Concrete prototypes elicit a very different kind of feedback than storyboards. For this project, student teams will develop their idea as a web prototype
and then create a variation that can be evaluated in an online A-B comparison. First, student teams will create paper prototypes and test them in class.
Teams will then develop a web prototype and run an online evaluation using participants from
Mob4Hire,
Optimizely, or
Mechanical Turk.
The high-level goal is to find ways to improve the interface.
Paper prototypes and heuristic evaluation. Student teams will create paper prototypes to help them move design ideas to a first draft of a user interface.
The paper prototype should be hand-drawn, show all the elements and states of a user interface.
It should be concrete enough to run users through tasks.
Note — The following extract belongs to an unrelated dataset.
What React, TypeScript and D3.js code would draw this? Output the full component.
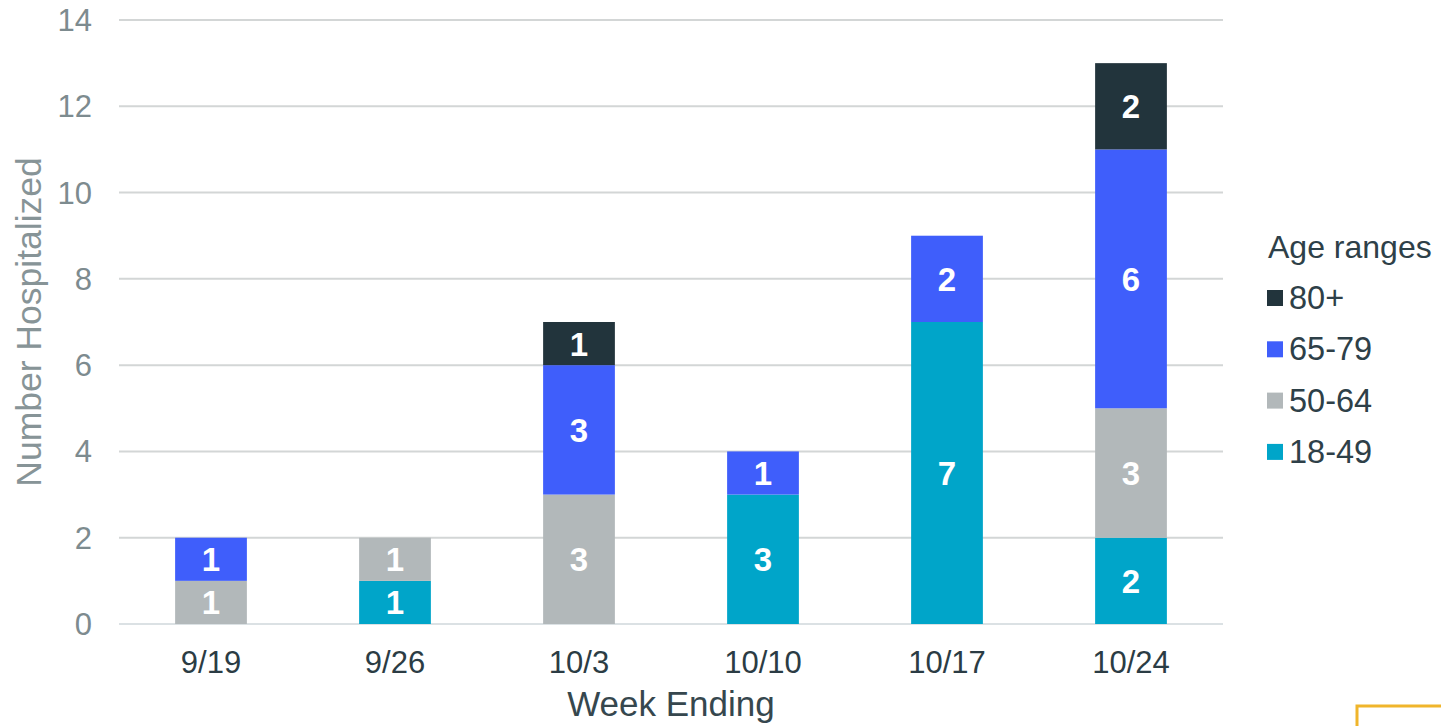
import * as d3 from "d3";

const weeks = ["9/19", "9/26", "10/3", "10/10", "10/17", "10/24"];
const ageGroups = ["18-49", "50-64", "65-79", "80+"];
const age18to49 = [0, 1, 0, 3, 7, 2];
const age50to64 = [1, 1, 3, 0, 0, 3];
const age65to79 = [1, 0, 3, 1, 2, 6];
const age80plus = [0, 0, 1, 0, 0, 2];
const yTicks = [0, 2, 4, 6, 8, 10, 12, 14];

const COLORS: Record<string, string> = {
  "18-49": "#00a5c9",
  "50-64": "#b2b8ba",
  "65-79": "#3f5efb",
  "80+": "#22343c",
};

const FONT = "Arial, 'Liberation Sans', Helvetica, sans-serif";

const W = 1441;
const H = 726;
const left = 119;
const right = 1223;
const top = 20;
const bottom = 624;

export default function App() {
  const rows = weeks.map((w, i) => ({
    week: w,
    "18-49": age18to49[i],
    "50-64": age50to64[i],
    "65-79": age65to79[i],
    "80+": age80plus[i],
  }));

  const stack = d3.stack<any>().keys(ageGroups);
  const series = stack(rows);

  const x = d3.scaleBand().domain(weeks).range([left, right]).paddingInner(0.61).paddingOuter(0.305);
  const y = d3.scaleLinear().domain([0, 14]).range([bottom, top]);

  const legendItems = [...ageGroups].reverse();

  return (
    <svg
      width={W}
      height={H}
      style={{ position: "absolute", left: 0, top: 0, background: "#fff" }}
      fontFamily={FONT}
    >
      {/* gridlines */}
      {yTicks.map((t) => (
        <line
          key={t}
          x1={left}
          x2={right}
          y1={y(t)}
          y2={y(t)}
          stroke={t === 0 ? "#dbe1e4" : "#d3d6d6"}
          strokeWidth={2}
        />
      ))}
      {/* y tick labels */}
      {yTicks.map((t) => (
        <text key={t} x={92} y={y(t) + 11} textAnchor="end" fontSize={31} fill="#7d8b8f">
          {t}
        </text>
      ))}

      {/* bars */}
      {series.map((s) => (
        <g key={s.key} fill={COLORS[s.key]}>
          {s.map((d, i) =>
            d[1] - d[0] > 0 ? (
              <rect
                key={i}
                x={x(weeks[i])}
                y={y(d[1])}
                width={x.bandwidth()}
                height={y(d[0]) - y(d[1])}
              />
            ) : null
          )}
        </g>
      ))}
      {/* bar labels */}
      {series.map((s) => (
        <g key={s.key + "-lbl"}>
          {s.map((d, i) =>
            d[1] - d[0] > 0 ? (
              <text
                key={i}
                x={(x(weeks[i]) as number) + x.bandwidth() / 2}
                y={y((d[0] + d[1]) / 2) + 12}
                textAnchor="middle"
                fontSize={33}
                fontWeight="bold"
                fill="#ffffff"
              >
                {d[1] - d[0]}
              </text>
            ) : null
          )}
        </g>
      ))}

      {/* x tick labels */}
      {weeks.map((w) => (
        <text
          key={w}
          x={(x(w) as number) + x.bandwidth() / 2}
          y={673}
          textAnchor="middle"
          fontSize={31}
          fill="#2b3c44"
        >
          {w}
        </text>
      ))}

      {/* axis titles */}
      <text x={671} y={716} textAnchor="middle" fontSize={35} fill="#36474e">
        Week Ending
      </text>
      <text
        transform={`translate(41, ${(top + bottom) / 2}) rotate(-90)`}
        textAnchor="middle"
        fontSize={35.5}
        fill="#879497"
      >
        Number Hospitalized
      </text>

      {/* legend */}
      <text x={1268} y={258} fontSize={32} fill="#2e4048">
        Age ranges
      </text>
      {legendItems.map((k, i) => (
        <g key={k} transform={`translate(1267, ${298 + i * 51.3})`}>
          <rect x={0} y={-8} width={16} height={16} fill={COLORS[k]} />
          <text x={22} y={11} fontSize={32.5} fill="#2e4048">
            {k}
          </text>
        </g>
      ))}

      {/* corner accent */}
      <path d={`M1357,726 V706 H${W}`} fill="none" stroke="#f0b52b" strokeWidth={3} />
    </svg>
  );
}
For interactive elements, pieces of the interface will get swapped in.
Each team member should learn how to "operate" the paper prototype in time for an heuristic evaluation.
Using Nielsen's heuristics as a guide, teams will evaluate their paper prototypes in class. One teammate should operate the prototype and another should take notes.
A fellow student from another project will play the role of an expert evaluator and will run through at least five tasks. Be thorough, and honest, and write down all problems.
The feedback should help the group understand and decide which features of the interface to implement in the coming weeks.
An implemented web page and an alternative design. Create a mostly functional website using html, css, and javascript. Create a home page and add links to other screens.
Use fake data when necessary, but otherwise complete all aspects of the site. (If your team has the skills, feel free to implement a database, but this is not required.)
The goal is to create a navigational skeleton that someone can click around and understand the application's flow.
Select ONE design feature on your website (e.g., navigation, a check-out procedure, imagary, etc.) and implement an alternative to that design as a second website.
Make sure to deploy two separate URLs so that the difference between your two prototypes is explicit. Install Google Analytics on both versions.
Online evaluation (plan, A-B test, and summary of results). Develop an evaluation plan based on what the team wants to learn about the design.
The plan should include user tasks (e.g., what the user should do when they visit the site) and a method for obtaining feedback (e.g., online questionnaires, post-test interviews, etc.).
Outline how the user test will be run, write instructions for the users, and prepare all materials that will be used during the session.
For the A-B evaluation, choose a platform to recruit participants. Here are some options:
Mechanical Turk
Mob4Hire
Optimizely
The evaluation should include at least 20 users and run online on its own for about a week.
It's important to gather comparative feedback, therefore users should experience both versions.
After testing, take time as a team to reflect on the findings and produce a summary of results.
List the advantages and problems with each version and create a list of changes you will implement.
Students should include a link to both versions of the website and post all materials (photos of paper prototypes, website files, evaluation data and summary) on the team wiki.